How do you engage with companies in the Guide?
All companies received the Guide criteria at the start of July 2011 and were given the opportunity to provide feedback. The final version of the criteria was sent to all companies at the start of August 2011 and companies where requested to submit information for scoring during September 2011. Greenpeace corresponds with any company that requests additional information or has questions and where company information may be unclear. Greenpeace seeks clarification from the companies concerned in advance of each Guide.
Why not just rank companies on energy efficiency of products?
Product energy efficiency is just part of the carbon footprint of an electronic product. The supply chain, shipping and distribution can all lead to significant greenhouse gas emissions before a product is used. This is why companies that have assessed the greenhouse gas emissions generated by the company and have a plan to significantly reduce these emissions will score well.
Why is 100 percent renewable energy use by 2020 important?
A massive uptake in renewable energy is needed to achieve the level of greenhouse gas emissions reductions required to tackle climate change. The Greenpeace Energy Revolution outlines how most of the world's electricity can be supplied by renewable energy in 2050. Greenpeace is challenging all electronic companies to set ambitious goals to run their companies on renewable energy by 2020. This would allow companies to grow while reducing their emissions.

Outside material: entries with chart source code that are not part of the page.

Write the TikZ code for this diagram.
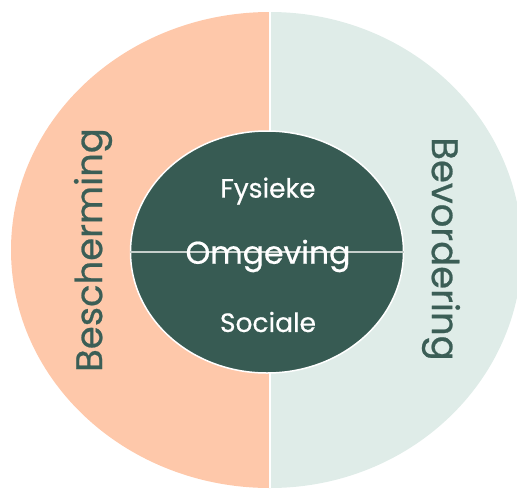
\documentclass[tikz,border=0pt]{standalone}
\usepackage{fontspec}
\setmainfont{Poppins}[FakeBold=0.6]
\usetikzlibrary{shapes.geometric}
\definecolor{peach}{HTML}{FEC8AA}
\definecolor{mint}{HTML}{DFECE8}
\definecolor{darkg}{HTML}{375B53}
\definecolor{textg}{HTML}{3B5E56}
\definecolor{midline}{HTML}{C5CFCB}
\begin{document}
\begin{tikzpicture}[x=1pt,y=-1pt,
  innertext/.style={text=white,font=\fontsize{26.5}{30}\selectfont,inner sep=0pt},
  side/.style={text=textg,font=\fontsize{37}{42}\selectfont,inner sep=0pt}]
\useasboundingbox (0,0) rectangle (517,488);
\clip (0,0) rectangle (517,488);
% outer halves
\fill[peach] (270,12) arc[start angle=-90,end angle=-270,x radius=259,y radius=238] -- cycle;
\fill[mint] (270,12) arc[start angle=-90,end angle=90,x radius=252,y radius=238] -- cycle;
\draw[white,line width=2] (270,0) -- (270,488);
% inner ellipse
\node[ellipse,draw=white,line width=1.5,fill=darkg,minimum width=273,minimum height=242,inner sep=0pt] (core) at (267,252) {};
\draw[midline,line width=1.5] (core.west) -- (core.east);
\node[text=white,font=\fontsize{31.5}{36}\selectfont,inner sep=0pt] (omg) at (268,256) {Omgeving};
\node[innertext] (fys) at (268,191) {Fysieke};
\node[innertext] (soc) at (268,322) {Sociale};
\node[side,rotate=90] (bes) at (93,250) {Bescherming};
\node[side,rotate=-90] (bev) at (441,249) {Bevordering};
\end{tikzpicture}
\end{document}
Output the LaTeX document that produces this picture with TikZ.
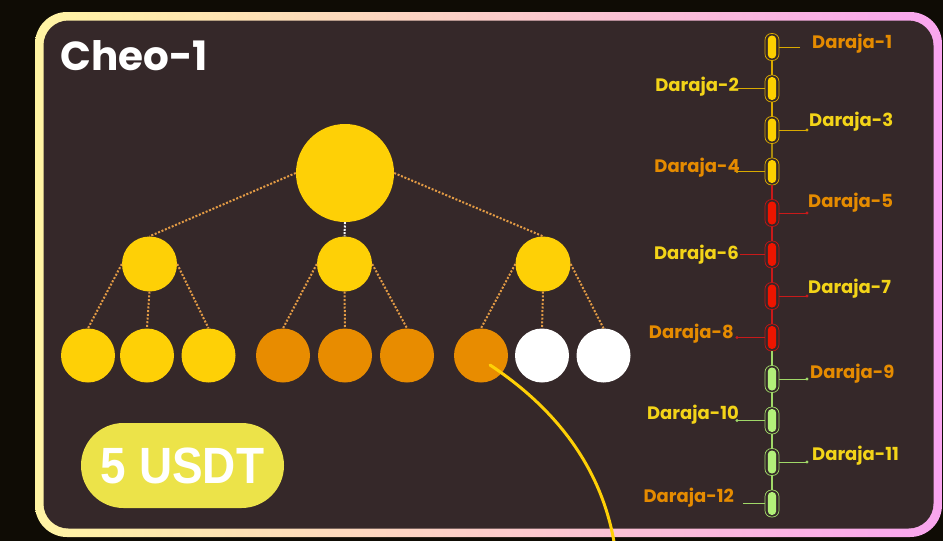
\documentclass[tikz,border=0pt]{standalone}
\usepackage{fontspec}
\setmainfont{Poppins}
\newfontfamily\usdtfont{Liberation Sans}
\definecolor{cbg}{HTML}{0F0C05}
\definecolor{cpanel}{HTML}{352829}
\definecolor{cfl}{HTML}{FFF4A3}
\definecolor{cfr}{HTML}{F9A5EF}
\definecolor{cyel}{HTML}{FED006}
\definecolor{corg}{HTML}{E88C00}
\definecolor{cdot}{HTML}{E39B45}
\definecolor{cusdt}{HTML}{ECE349}
\definecolor{labO}{HTML}{E58B00}
\definecolor{labY}{HTML}{F3D418}
\definecolor{YF}{HTML}{FCD000}
\definecolor{YO}{HTML}{D9AA00}
\definecolor{YL}{HTML}{D9AA00}
\definecolor{YL2}{HTML}{A88A10}
\definecolor{RF}{HTML}{EE1500}
\definecolor{RO}{HTML}{C01515}
\definecolor{RL}{HTML}{C81A1A}
\definecolor{GF}{HTML}{B2F079}
\definecolor{GO}{HTML}{A0D868}
\definecolor{GL}{HTML}{A0D868}
\begin{document}
\begin{tikzpicture}[x=1pt,y=-1pt,
  bignode/.style={circle, inner sep=0pt, fill=cyel, minimum size=98pt},
  midnode/.style={circle, inner sep=0pt, fill=cyel, minimum size=55pt},
  leaf/.style={circle, inner sep=0pt, minimum size=54pt},
  treeline/.style={draw=cdot, line width=2pt, dash pattern=on 2pt off 1.7pt},
  whiteline/.style={draw=white!92!gray, line width=2pt, dash pattern=on 2pt off 1.3pt},
  pillout/.style={rounded corners=6.5pt, minimum width=14pt, minimum height=27pt, inner sep=0pt, line width=0.7pt, fill=cpanel},
  lab/.style={font=\bfseries\fontsize{18}{18}\selectfont},
]
\useasboundingbox (0,0) rectangle (943,541);
\fill[cbg] (0,0) rectangle (943,541);
% frame
\shade[left color=cfl, right color=cfr, rounded corners=32pt] (35,12) rectangle (942,537);
\fill[cpanel, rounded corners=25pt] (43.5,20.5) rectangle (933.5,528.5);

% title
\node[anchor=base west, text=white, inner sep=0pt, font=\bfseries\fontsize{40.5}{40.5}\selectfont] (title) at (60,70) {Cheo-1};

% price pill
\node[fill=cusdt, rounded corners=42.5pt, minimum width=203pt, minimum height=85pt, inner sep=0pt, text=white,
      font=\usdtfont\bfseries\fontsize{51}{51}\selectfont] (usdt) at (182.5,465.5) {\scalebox{0.9}[1]{5 USDT}};

% tree
\node[bignode] (root) at (345,173) {};
\node[midnode] (a) at (149.5,264) {};
\node[midnode] (b) at (344.5,264) {};
\node[midnode] (c) at (543,264) {};
\node[leaf, fill=cyel] (l1) at (88,355.5) {};
\node[leaf, fill=cyel] (l2) at (147,355.5) {};
\node[leaf, fill=cyel] (l3) at (208.5,355.5) {};
\node[leaf, fill=corg] (l4) at (283,355.5) {};
\node[leaf, fill=corg] (l5) at (345,355.5) {};
\node[leaf, fill=corg] (l6) at (407,355.5) {};
\node[leaf, fill=corg] (l7) at (481,355.5) {};
\node[leaf, fill=white] (l8) at (542,355.5) {};
\node[leaf, fill=white] (l9) at (603.5,355.5) {};

\draw[treeline] (root.west) -- (a.north);
\draw[treeline] (root.east) -- (c.north);
\draw[whiteline] (root.south) -- (b.north);
\draw[treeline] (a.west) -- (l1.north);
\draw[treeline] (a.south) -- (l2.north);
\draw[treeline] (a.east) -- (l3.north);
\draw[treeline] (b.west) -- (l4.north);
\draw[treeline] (b.south) -- (l5.north);
\draw[treeline] (b.east) -- (l6.north);
\draw[treeline] (c.west) -- (l7.north);
\draw[treeline] (c.south) -- (l8.north);
\draw[treeline] (c.east) -- (l9.north);

% level pills
\foreach \i/\y/\col in {1/47/Y,2/88.5/Y,3/130/Y,4/171.5/Y,5/213/R,6/254.5/R,7/296/R,8/337.5/R,9/379/G,10/420.5/G,11/462/G,12/503.5/G}{
  \node[pillout, draw=\col O] (p\i) at (772,\y) {};
  \fill[\col F, rounded corners=4pt] ([xshift=-4.2pt,yshift=-11.5pt]p\i.center) rectangle ([xshift=4.2pt,yshift=11.5pt]p\i.center);
}
% spine
\foreach \a/\b/\c in {1/2/YL,2/3/YL,3/4/YL2,4/5/RL,5/6/RL,6/7/RL,7/8/RL,8/9/GL,9/10/GL,10/11/GL,11/12/GL}{
  \draw[\c, line width=1.1pt] (p\a.south) -- (p\b.north);
}
% right side labels
\foreach \i/\y/\col/\lc/\ex/\dr/\lx/\bl in {1/47/Y/labO/800/0/812/48, 3/130/Y/labY/807/1.6/809/126, 5/213/R/labO/807/1.6/808/207, 7/296/R/labY/807/1.6/808/293, 9/379/G/labO/807/1.6/810/378, 11/462/G/labY/807/1.6/812/460}{
  \coordinate (e\i) at (\ex,\y);
  \draw[\col L, line width=1pt] (p\i.east) -- (e\i);
  \fill[\col L] (e\i) circle (\dr pt);
  \node[lab, text=\lc, anchor=base west, inner sep=0pt] (d\i) at (\lx,\bl) {Daraja-\i};
}
% left side labels
\foreach \i/\y/\col/\lc/\ex/\dr/\lx/\bl in {2/88.5/Y/labY/738/0/739/91, 4/171.5/Y/labO/737/1.6/740/172, 6/254.5/R/labY/740/0/739/259, 8/337.5/R/labO/737/1.6/734/338, 10/420.5/G/labY/737/1.6/739/419, 12/503.5/G/labO/743/0/734/502}{
  \coordinate (e\i) at (\ex,\y);
  \draw[\col L, line width=1pt] (p\i.west) -- (e\i);
  \fill[\col L] (e\i) circle (\dr pt);
  \node[lab, text=\lc, anchor=base east, inner sep=0pt] (d\i) at (\lx,\bl) {Daraja-\i};
}

% highlight curve
\coordinate (cs) at (490,365);
\coordinate (ce) at (615,548);
\draw[cyel, line width=3pt, line cap=round] (cs) .. controls (555,408) and (603,468) .. (ce);
\end{tikzpicture}
\end{document}
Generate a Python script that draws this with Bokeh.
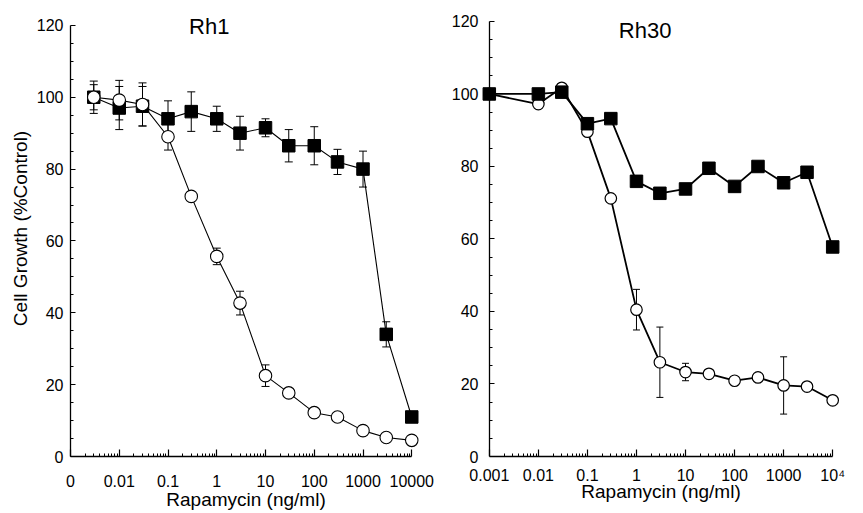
from bokeh.plotting import figure
from bokeh.layouts import row
from bokeh.models import (Range1d, FixedTicker, Whisker, TeeHead, ColumnDataSource, Label,
                          LinearAxis)
from bokeh.embed import file_html
from bokeh.resources import INLINE

# ---------------- data ----------------
dose_rh1 = [0.003, 0.01, 0.03, 0.1, 0.3, 1, 3, 10, 30, 100, 300, 1000, 3000, 10000]
rh1_square = [100, 97, 97.5, 94, 96, 94, 90, 91.5, 86.5, 86.5, 82, 80, 34, 11]
rh1_square_sd = [4.5, 6, 5.5, 5, 5.5, 3.5, 4.7, 2.5, 4.5, 5.3, 3.5, 5, 3.5, 0]
rh1_circle = [100, 99.2, 98, 89, 72.4, 55.7, 42.7, 22.5, 17.7, 12.2, 11, 7.2, 5.3, 4.5]
rh1_circle_sd = [3.5, 5.5, 6, 3.7, 0, 2.3, 3.3, 3, 0, 0, 0, 0, 0, 0]

dose_rh30 = [0.001, 0.01, 0.03, 0.1, 0.3, 1, 3, 10, 30, 100, 300, 1000, 3000, 10000]
rh30_square = [100, 100, 100.5, 91.8, 93.2, 75.9, 72.6, 73.8, 79.5, 74.5, 80, 75.5, 78.4, 57.8]
rh30_circle = [100, 97.2, 101.7, 89.6, 71.2, 40.5, 26, 23.3, 22.8, 20.9, 21.8, 19.6, 19.3, 15.5]
rh30_circle_sd = [0, 0, 0, 0, 0, 5.6, 9.7, 2.4, 0, 0, 0, 7.9, 0, 0]

x_major = [0.001, 0.01, 0.1, 1, 10, 100, 1000, 10000]
x_labels_rh1 = ["0", "0.01", "0.1", "1", "10", "100", "1000", "10000"]
x_labels_rh30 = ["0.001", "0.01", "0.1", "1", "10", "100", "1000", "10\u2074"]
y_major = [0, 20, 40, 60, 80, 100, 120]
y_minor = [v for v in range(0, 121, 5) if v % 20]
x_minor = [k * 10.0 ** d for d in range(-3, 4) for k in range(2, 10)]

FONT = "Liberation Sans"


def err_source(x, y, sd):
    xs, lo, hi = [], [], []
    for xi, yi, si in zip(x, y, sd):
        if si > 0:
            xs.append(xi)
            lo.append(yi - si)
            hi.append(yi + si)
    return ColumnDataSource(dict(x=xs, lower=lo, upper=hi))


def style_axis(ax):
    ax.axis_line_color = "black"
    ax.axis_line_width = 1.3
    ax.major_tick_line_color = "black"
    ax.minor_tick_line_color = "black"
    ax.major_tick_line_width = 1.2
    ax.minor_tick_line_width = 1.0
    ax.major_tick_out = 0
    ax.minor_tick_out = 0
    ax.major_label_text_font = FONT
    ax.major_label_text_font_size = "16px"
    ax.major_label_text_color = "black"
    ax.axis_label_text_font = FONT
    ax.axis_label_text_font_size = "19px"
    ax.axis_label_text_font_style = "normal"
    ax.axis_label_text_color = "black"


def make_fig(width, height, b_left, b_right, b_bottom, xlo, xhi, ytop, labels,
             lab_standoff, axlab_standoff, ylab_standoff):
    p = figure(width=width, height=height, x_axis_type="log",
               x_range=Range1d(xlo, xhi), y_range=Range1d(0, ytop),
               output_backend="svg", toolbar_location=None,
               min_border_left=b_left, min_border_right=b_right,
               min_border_top=0, min_border_bottom=b_bottom)
    p.title.visible = False
    p.outline_line_color = None
    p.background_fill_color = "white"
    p.border_fill_color = "white"
    p.xgrid.visible = False
    p.ygrid.visible = False

    xa = p.xaxis[0]
    style_axis(xa)
    xa.ticker = FixedTicker(ticks=x_major, minor_ticks=x_minor)
    xa.major_label_overrides = {t: l for t, l in zip(x_major, labels)}
    xa.axis_label = "Rapamycin (ng/ml)"
    xa.major_label_standoff = lab_standoff
    xa.axis_label_standoff = axlab_standoff
    xa.bounds = (0.001, 10000)
    xa.major_tick_in = 7
    xa.minor_tick_in = 3

    ya = p.yaxis[0]
    style_axis(ya)
    ya.ticker = FixedTicker(ticks=y_major, minor_ticks=y_minor)
    ya.bounds = (0, 120)
    ya.major_label_standoff = ylab_standoff
    ya.major_tick_in = 5
    ya.minor_tick_in = 3
    return p


# ---------------- Rh1 ----------------
p1 = make_fig(435, 512, 70, 14, 54, 0.001, 10 ** 4.2, 126.93, x_labels_rh1, 18, -1, 7)
p1.yaxis[0].axis_label = "Cell Growth (%Control)"
p1.yaxis[0].axis_label_standoff = 3

p1.add_layout(Whisker(source=err_source(dose_rh1, rh1_square, rh1_square_sd), base="x",
                      lower="lower", upper="upper", dimension="height",
                      upper_head=TeeHead(size=8, line_width=1), lower_head=TeeHead(size=8, line_width=1),
                      line_color="black", line_width=1))
p1.add_layout(Whisker(source=err_source(dose_rh1, rh1_circle, rh1_circle_sd), base="x",
                      lower="lower", upper="upper", dimension="height",
                      upper_head=TeeHead(size=8, line_width=1), lower_head=TeeHead(size=8, line_width=1),
                      line_color="black", line_width=1))

p1.line(dose_rh1, rh1_square, line_color="black", line_width=1.1)
p1.scatter(dose_rh1, rh1_square, marker="square", size=12.5, fill_color="black", line_color="black")
p1.line(dose_rh1, rh1_circle, line_color="black", line_width=1.1)
p1.scatter(dose_rh1, rh1_circle, marker="circle", size=12.5, fill_color="white",
           line_color="black", line_width=1.1)

p1.add_layout(Label(x=0.7, y=119.7, text="Rh1", text_align="center", text_baseline="alphabetic",
                    text_font=FONT, text_font_size="22px", text_color="black"))

# ---------------- Rh30 ----------------
p2 = make_fig(423, 512, 44, 16, 55, 10 ** -3.2, 10 ** 4.2, 125.78, x_labels_rh30, 10, -6, 1)
# frame-edge axis: labels only
ya2 = p2.yaxis[0]
ya2.axis_line_color = None
ya2.major_tick_line_color = None
ya2.minor_tick_line_color = None
# axis line and ticks at x = 0.001
ya_line = LinearAxis(fixed_location=0.001, ticker=FixedTicker(ticks=y_major, minor_ticks=y_minor),
                     bounds=(0, 120))
style_axis(ya_line)
ya_line.major_tick_in = 5
ya_line.minor_tick_in = 3
ya_line.major_label_text_color = None
ya_line.major_label_text_font_size = "1px"
ya_line.major_label_standoff = 0
p2.add_layout(ya_line, "left")

p2.add_layout(Whisker(source=err_source(dose_rh30, rh30_circle, rh30_circle_sd), base="x",
                      lower="lower", upper="upper", dimension="height",
                      upper_head=TeeHead(size=7, line_width=1), lower_head=TeeHead(size=7, line_width=1),
                      line_color="black", line_width=1))

p2.line(dose_rh30, rh30_circle, line_color="black", line_width=1.8)
p2.scatter(dose_rh30, rh30_circle, marker="circle", size=11.5, fill_color="white",
           line_color="black", line_width=1.2)
p2.line(dose_rh30, rh30_square, line_color="black", line_width=1.8)
p2.scatter(dose_rh30, rh30_square, marker="square", size=12.5, fill_color="black", line_color="black")

p2.add_layout(Label(x=1.5, y=117.5, text="Rh30", text_align="center", text_baseline="alphabetic",
                    text_font=FONT, text_font_size="22px", text_color="black"))

layout = row(p1, p2, spacing=0)

with open("out.html", "w") as f:
    f.write(file_html(layout, INLINE))
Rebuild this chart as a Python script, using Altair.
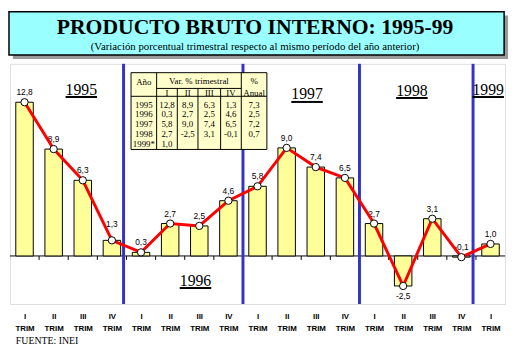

What exactly is a Clean Electricity Plan?
It evaluates the company's implementation plan for achieving its greenhouse gas commitments through energy efficiency and renewable energy investment and deployment. Full points go to companies with proof of a comprehensive clean energy plan, with a goal and strategy to reach 100 percent of their own operations electricity demand through the use of renewable energy.
What is company advocacy and why is it important?
Companies in the electronics sector can drive fast progress towards a clean energy economy by aligning their policy advocacy with scientifically established greenhouse gas reduction targets, along with renewable energy and energy efficiency mandates and incentives. The implementation of greenhouse gas savings will require policy support and financing mechanisms, and IT companies must apply their considerable political influence towards achieving these conditions.
Why are labor and worker health criteria not included?
The Guide does not rank companies on labor standards, social responsibility or any other issues, but recognizes that these are important in the production and use of electronic products.
How does this Guide differ from other assessments, such as the EPEAT tool and the Good Guide?
The Guide scores overall company policy and its entire consumer products range to produce the overall company score. It does not rate specific products from individual companies compared to each other. Both the EPEAT tool and the Good Guide are product based assessments for individual products.
Can I use this as a shopping Guide?
While you cannot use it as product guide to find, for example, the greenest mobile phone, it does allow you to compare the company wide policy and practice of all leading mobile phone makers. You can also use the Guide to ask questions about the environmental attributes of electronics products when shopping for electronics.
When will there be a new version?
The Guide was published quarterly from 2006-2010 representing the rapid changes in company performance. The next version of the Guide will be published in the second half of 2012.